The job of a marshal is not an easy task. It requires immense amount of attention to detail as well as focus. On top of this you need to keep your participants engaged.

Most of the time when I was riding with the participants, I was focusing on 3 things. First, the road, because the roads in New Zealand are winding and the corners are blind. To make it interesting, there is a majority gravel on the routes that we had chosen. The second focus area of vision is your Navigator 6 GPS, to make sure that you are on the right track. And lastly, because of so much of dust trail and carrying 8 participants (2 country teams), you constantly need to look into the rearview mirror to find the participants.

Daily schedule

Each day, in the morning at 7 AM the first team starts the day and after every five minutes, the next marshal follows. I was starting at position number five or position number seven. This means the two teams need to be ready and briefed half an hour in advance.

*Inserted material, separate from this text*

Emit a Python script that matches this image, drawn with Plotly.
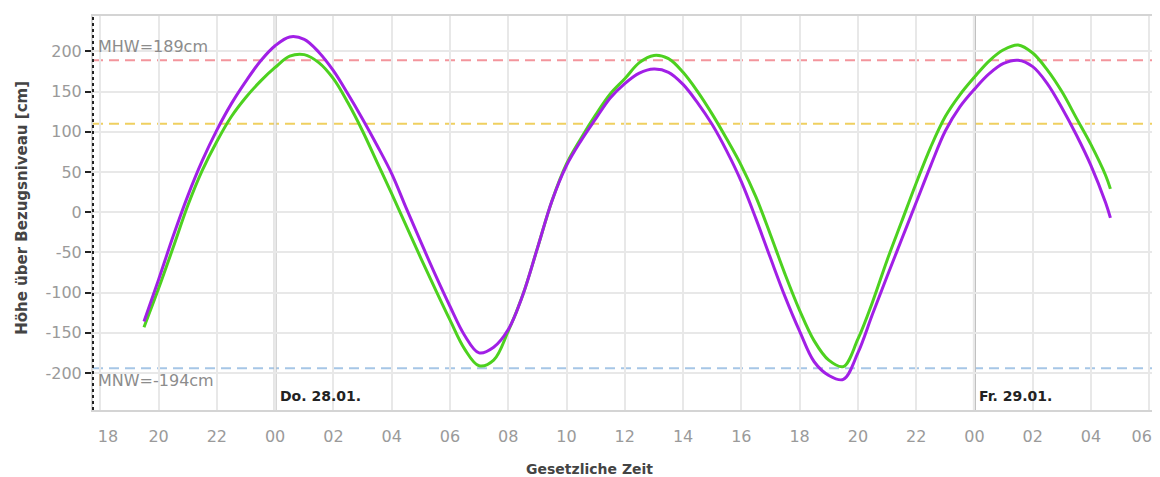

My briefing to my teams consisted of three things, firstly the importance of safety gear. Secondly where have I kept my satellite phone. And thirdly, what to do in case of an incident and the protocols. I also used to tell them what the day would look like what kind of terrain we are entering the weather situations as well as where we are going to take the breaks for lunch and fuelling.

Just to remind you that the breakfast has to be done before this and packing and loading of your luggage has to be done before breakfast. So our wake time was 4:30 AM. As a first time marshal are used to make sure that I bring back my teams as early as possible so that they can start picking up their tent and taking a shower before we move for dinner. The dinner time was long and intense because everyone is waiting for the day’s scoring and team positions. But the marshal’s job is not over yet we used to have our debriefing meeting at 10 or 11 PM. Imagine riding that long on top of that sleeping less along with this the stress of managing the participants and to make it interesting you have been riding for 20 days before this.

Marshal scouting days.

During our Marshal scouting day, our job is to make sure that we understand the roots that we understand the viewpoints as well as the fuel stations because in some areas if you miss one fuel station they won’t be another one in the next 20 or 40 km. As a marshal, you also need to understand the alternate routes and take decisions based on the weather conditions as well as the skill set of the participants. One big challenge that I personally faced was my clothes. During the marshal scouting I was already riding with wet clothes for a couple of days because of rainfall as well as in few places there was no sunshine or we could not get time to dry our clothes. And this is just the beginning because GS Trophy has not even started. But we were kind enough from the organizing team, for arranging the washing and drying of our clothes when our scouting was done.